Sunshine outside is nice, and today it is sun-shining here. Just as important is sunshine inside of my heart, mind, and soul. We all have our down moments but what we do with those moments is important. As an individual it is important for me to take responsibility for my actions, but also for my thoughts.



Global consciousness says that we are to act in a certain way. When most things end we are suppose to be mad, angry, or some other negative emotion. This is to no one persons fault, it comes after a lifetime of conditioning from many sources. This conditioning shows up in every aspect of our lives. To change these behaviors and ways of thinking take a lot of courage, especially if you have never spoken up. The world tends to discourage independence while at the same time telling you that you to be independent.

Part of what I see in the world, and what I have experienced in my own life, is what they are now (in 2008) terming as"Dumbing Down". You will see me use this term a lot in my blog. I cannot generalize this term, it is to complex, but it has a lot to do with letting other people control our lives. I realized that the ultimate dumbing down of me was to let others run my life and as long as I let myself get upset, in any way, by any one, "They" had control.

The same works for happiness. No one can make me happy except me. Oh, I may be happier if I am with you, and I may be happier if situations improve, but it is my mind that the choice is made. When I laugh it is because I am entertained,that is why I can be happy watching a comedian, or when my sons do something silly. Some people search for happiness in the strangest places.

Have you ever had the uncontrollable urge to laugh when you weren't suppose to??? I have and it can be quite a disaster. You are not suppose to laugh in some situations, but everyone has their moments. Which was a horrible moment for the fellow in the video below.

Many people don't want the responsibility for the situations they are in. It always seems easier to blame someone else. I did this for a long time. In fact just a few years ago I quit referring to my childhood because I realized that by continually bringing it up I was blocking myself from going forward. I do want to be the beast me I can.

Now at first hand this may seem silly, but it's not. When trying to change people get upset, and I don't mean the person that is changing. It is the world around them. People will try to guilt you, or put fear in you to stop you from changing. They are use to you the way you are. I cannot even begin to tell you how many people in my life that accused me of stupidity, selfishness, insanity, all because I wanted a better life. People directly attacked me. Now that I speak up for myself it doesn't happen. Behaviors speak volumes and the people in my life now know that they can't get away with it.

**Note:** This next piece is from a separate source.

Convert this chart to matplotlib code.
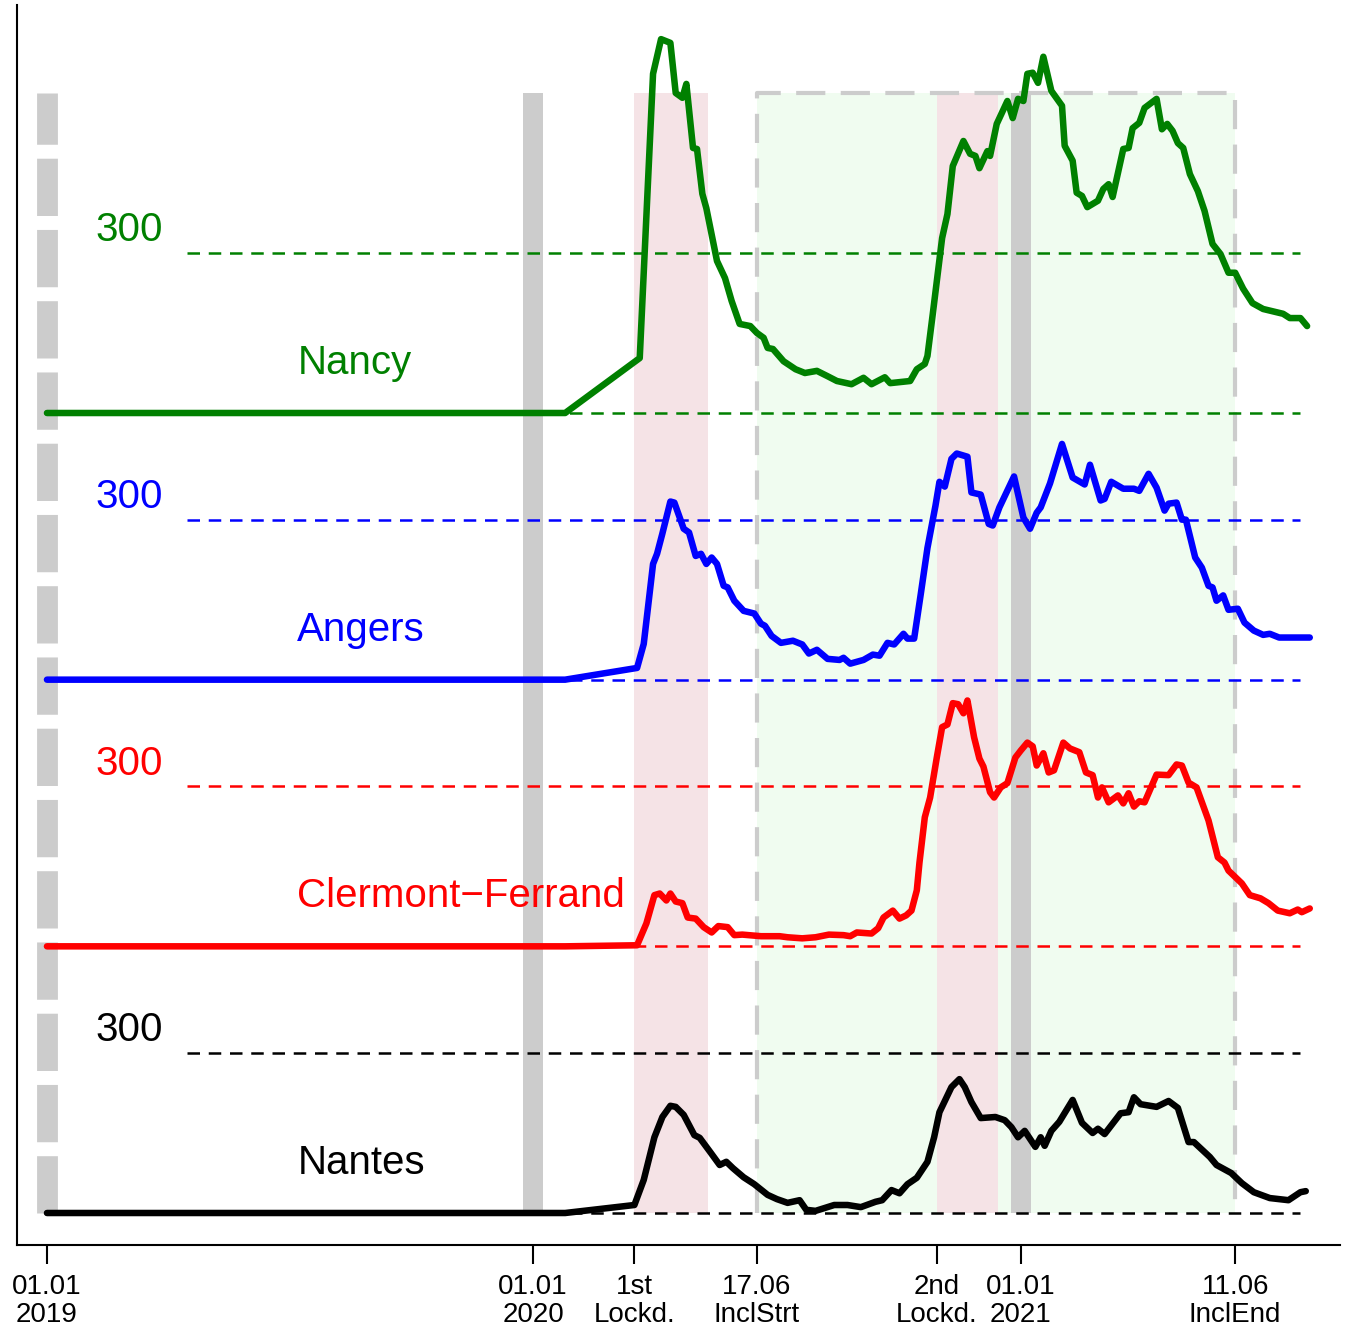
import numpy as np
import matplotlib
matplotlib.use('Agg')
from matplotlib import pyplot as plt
import matplotlib.dates as mdates

plt.rcParams['font.family'] = ['Liberation Sans', 'DejaVu Sans']

t0 = np.datetime64('2019-01-01')

# days since 01.01.2019 and values
nancy_d = [445,455,461,468,472,477,480,485,488,492,495,503,509,514,520,528,533,538,541,545,
           553,562,569,578,586,593,604,613,619,629,633,648,653,659,661,665,672,676,680,688,
           693,697,700,706,708,713,721,725,729,733,736,740,744,748,754,762,764,770,773,777,
           781,789,793,797,800,808,812,815,820,824,833,837,841,845,849,853,858,864,869,875,
           881,887,892,898,905,913,928,933,941,946]
nancy_v = [103,636,701,694,600,591,617,497,495,411,384,285,253,210,167,163,150,141,122,120,
           97,82,75,79,69,60,54,66,54,67,56,60,82,92,107,186,328,373,463,510,
           486,482,459,491,482,542,585,553,589,585,636,638,619,668,604,576,501,473,413,407,
           386,398,420,429,405,495,497,534,544,572,589,532,542,529,506,497,448,416,379,317,
           298,263,263,233,206,195,186,178,178,163]

angers_d = [443,448,455,458,462,468,471,478,482,487,491,495,499,503,508,511,516,523,531,536,
            539,544,551,560,567,572,578,586,595,598,603,613,620,625,631,636,643,646,651,656,
            661,667,670,674,679,683,691,694,701,707,710,715,726,733,738,743,746,753,762,770,
            779,783,791,794,799,808,816,820,827,833,839,842,848,852,855,862,867,872,875,878,
            883,887,894,899,906,913,918,925,932,948]
angers_v = [22,67,217,236,274,334,332,283,276,232,236,217,229,217,176,173,148,129,124,105,
            101,82,69,73,66,49,56,39,37,41,30,37,47,45,69,66,86,77,77,161,
            247,326,371,362,414,424,418,351,347,292,289,323,381,304,283,313,323,368,442,379,
            366,403,336,339,371,358,358,354,386,360,317,330,332,300,300,229,210,176,173,148,
            158,131,133,107,92,84,86,79,79,79]

clermont_d = [443,450,456,460,465,468,472,477,481,487,493,499,504,511,516,522,536,550,556,567,
              577,587,598,603,608,619,624,628,635,640,645,649,653,655,659,663,668,672,676,680,
              684,688,691,696,700,703,708,711,716,721,727,731,736,740,743,748,752,756,763,768,
              775,780,785,789,792,797,804,808,812,816,820,824,833,842,848,852,857,863,872,879,
              884,887,897,903,911,917,924,933,939,942,948]
clermont_v = [2,43,96,99,86,99,84,81,54,52,36,26,38,36,21,22,19,19,17,15,
              17,22,21,19,26,24,34,54,67,52,58,67,105,157,242,279,354,411,416,456,
              454,437,461,392,352,337,289,279,298,306,354,367,382,375,339,362,326,330,382,371,
              364,326,321,279,298,270,283,268,287,262,272,270,322,321,341,339,307,298,236,167,
              157,142,118,96,90,81,67,62,69,64,71]

nantes_d = [441,448,456,462,468,472,478,486,490,498,505,510,515,523,531,541,548,556,565,570,
            577,591,601,611,622,627,634,640,646,653,661,666,670,679,685,689,694,701,712,719,
            724,729,734,742,746,749,754,760,770,777,785,789,794,806,812,816,821,833,842,849,
            857,861,873,878,889,897,906,918,932,941,945]
nantes_v = [15,62,142,180,201,199,184,146,141,114,90,96,84,67,54,34,26,19,24,6,
            4,15,15,11,21,24,43,37,54,66,96,142,189,236,251,236,208,178,180,174,
            161,142,154,124,142,126,154,171,212,169,150,158,148,187,189,217,204,199,210,197,
            133,133,105,90,75,56,39,28,24,39,41]

flat_d = [0, 389]      # zero stretch before data start
flat_v = [0, 0]

cities = ['Nantes', 'Clermont\u2212Ferrand', 'Angers', 'Nancy']
colors = ['black', 'red', 'blue', 'green']
offsets = [0, 500, 1000, 1500]
days = [nantes_d, clermont_d, angers_d, nancy_d]
vals = [nantes_v, clermont_v, angers_v, nancy_v]

tick_dates = ['2019-01-01', '2020-01-01', '2020-03-17', '2020-06-17', '2020-10-30', '2021-01-01', '2021-06-11']
tick_labels = ['01.01\n2019', '01.01\n2020', '1st\nLockd.', '17.06\nInclStrt', '2nd\nLockd.', '01.01\n2021', '11.06\nInclEnd']
lockdowns = [('2020-03-17', '2020-05-11'), ('2020-10-30', '2020-12-15')]
incl = ('2020-06-17', '2021-06-11')
new_years = ['2020-01-01', '2021-01-01']


def dn(d):
    return mdates.date2num(np.datetime64(d))


def days2num(d):
    return mdates.date2num(t0 + np.array(d, dtype='timedelta64[D]'))


x0 = dn('2019-01-01')
top = 2100

fig = plt.figure(figsize=(13.46, 13.29), dpi=100)
ax = fig.add_axes([17/1346, 84/1329, 1323/1346, 1240/1329])

# shaded periods
ax.fill_between([dn(incl[0]), dn(incl[1])], 0, top, color='#F0FCF0', lw=0, zorder=1)
for a, b in lockdowns:
    ax.fill_between([dn(a), dn(b)], 0, top, color='#F5E3E6', lw=0, zorder=1.5)
for ny in new_years:
    ax.plot([dn(ny), dn(ny)], [0, top], color='#CCCCCC', lw=14.4, solid_capstyle='butt', zorder=2)
ax.plot([x0, x0], [0, top], color='#CCCCCC', lw=15, dashes=(2.75, 0.67), dash_capstyle='butt', zorder=2)
box_x = [dn(incl[0]), dn(incl[0]), dn(incl[1]), dn(incl[1])]
ax.plot(box_x, [0, top, top, 0], color='#CCCCCC', lw=3, dashes=(7, 3.7), zorder=2)

# reference lines and labels
ref0, ref1 = x0 + 105, x0 + 941
for city, col, off in zip(cities, colors, offsets):
    ax.plot([ref0, ref1], [off, off], color=col, lw=1.8, dashes=(5, 3.5), zorder=3)
    ax.plot([ref0, ref1], [off + 300, off + 300], color=col, lw=1.8, dashes=(5, 3.5), zorder=3)
    ax.text(x0 + 62, off + 322, '300', color=col, fontsize=29, ha='center', va='baseline')
    ax.text(x0 + 188, off + 73, city, color=col, fontsize=29, ha='left', va='baseline')

for d, v, col, off in zip(days, vals, colors, offsets):
    xs = days2num(flat_d + d)
    ys = np.array(flat_v + v) + off
    ax.plot(xs, ys, color=col, lw=4.7, solid_capstyle='round', solid_joinstyle='round', zorder=4)

ax.set_xlim(x0 - 22.5, x0 + 970.7)
ax.set_ylim(-60, 2265)
ax.set_xticks([dn(t) for t in tick_dates])
ax.set_xticklabels(tick_labels, fontsize=20, linespacing=1.1)
ax.set_yticks([])
ax.tick_params(axis='x', length=14, width=1.5, pad=7)
for s in ['top', 'right']:
    ax.spines[s].set_visible(False)
ax.spines['left'].set_linewidth(1.5)
ax.spines['bottom'].set_linewidth(1.5)

plt.savefig('out.png', dpi=100)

The core of me now stems from me, not how anyone wants me to be. As a result I am stronger. It has taken a lot of work. I have learned to laugh at myself, because honestly some things are just worth laughing at. This again I had to learn. I use to get upset when someone would do something that I thought was a insult, and it may have well been, BUT what I chose to do with it. So what I have learned is everyone has their opinion and I don't have to get upset by that. It doesn't mean I have to like it but I can accept that now.